Diese starke Steigerung hat Folgen: Die Berufsgenossenschaften kommen mit der Bearbeitung der Fälle kaum noch nach. Auf der anderen Seite hat es durch COVID-19 in vielen Betrieben aufgrund von Kurzarbeit zum Teil einen deutlich verminderten Arbeitsanfall und damit geringere Hautbelastungen gegeben. Beides wirkt sich auf die Anerkennung berufsbedingter Hauterkrankungen aus, wodurch eine bedeutende Änderung im Berufskrankheitenrecht zum 1. Januar 2021 noch nicht voll zum Tragen gekommen ist. Anfang dieses Jahres ist der sogenannte Unterlassungszwang weggefallen: Personen mit berufsbedingten Hauterkrankungen wie einem Handekzem müssen nicht mehr ihre angestammte Arbeit aufgeben, um eine Berufskrankheit anerkannt zu bekommen. Sie erhalten nun rechtsverbindlich eine bessere Versorgung über die Berufsgenossenschaft mit allen Vorteilen gegenüber einer Behandlung zu Lasten der Gesetzlichen Krankenversicherung und können gleichzeitig im Beruf bleiben.

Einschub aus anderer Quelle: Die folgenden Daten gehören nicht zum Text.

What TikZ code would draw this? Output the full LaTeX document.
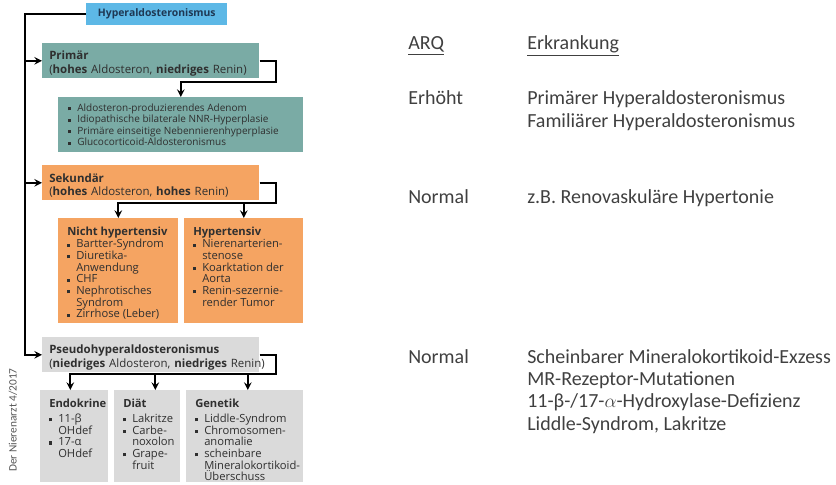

Der Hautzustand der Patienten lässt sich in vielen Fällen mit Schulungs- und Präventionsmaßnahmen sowohl im ambulanten als auch im stationären Bereich stark verbessern. „Dies bedeutet aber auch eine deutlich anspruchsvollere Versorgung, die durch Dermatologinnen und Dermatologen geleistet werden muss“, betont Prof. John. Er rechnet mit einer erheblichen Steigerung der Anerkennungen bei der BK 5101 – von bislang rund 500 auf etwa 10.000 jährlich. Außerdem sieht der Gesetzgeber eine rückwirkende Überprüfung alter Fälle bis zum 1. Januar 1997 vor, wodurch die Anerkennungszahlen noch weiter steigen könnten.

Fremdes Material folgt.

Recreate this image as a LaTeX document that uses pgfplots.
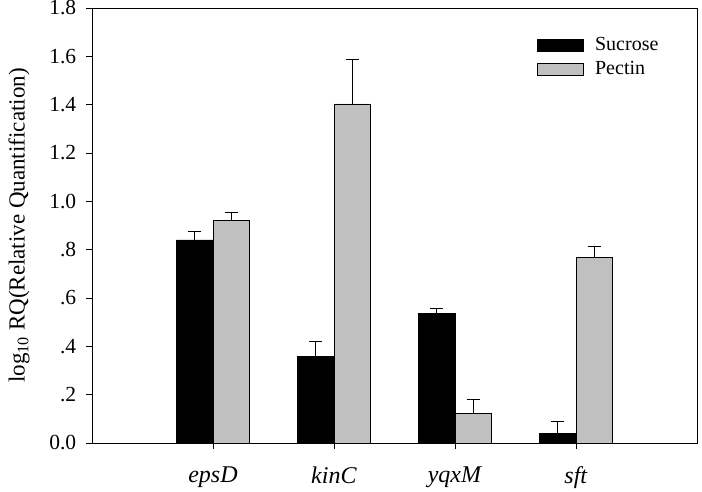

Über die Kampagne „haut+job“
Die bundesweite Aktionswoche „haut+job“ ist Teil der gesamteuropäischen Initiative „Healthy Skin@Work“ unter dem Dach der Europäischen Akademie für Dermatologie und Venerologie (EADV) mit dem Ziel, die Zahl der beruflich bedingten Hauterkrankungen deutlich zu verringern und den Hautschutz am Arbeitsplatz zu verbessern. Die Aktionswoche steht alljährlich ganz im Zeichen der Aufklärung über Ursachen beruflicher Hauterkrankungen und über mögliche Schutz- und Therapiemaßnahmen. Die „haut+job“-Website unter www.haut-und-job.de hält die wichtigsten Informationen rund um berufsbedingte Hauterkrankungen bereit. In Deutschland wird die Kampagne vom Berufsverband der Deutschen Dermatologen e.V. (BVDD), der Deutschen Dermatologischen Gesellschaft (DDG) und der Arbeitsgemeinschaft für Berufs- und Umweltdermatologie (ABD) getragen.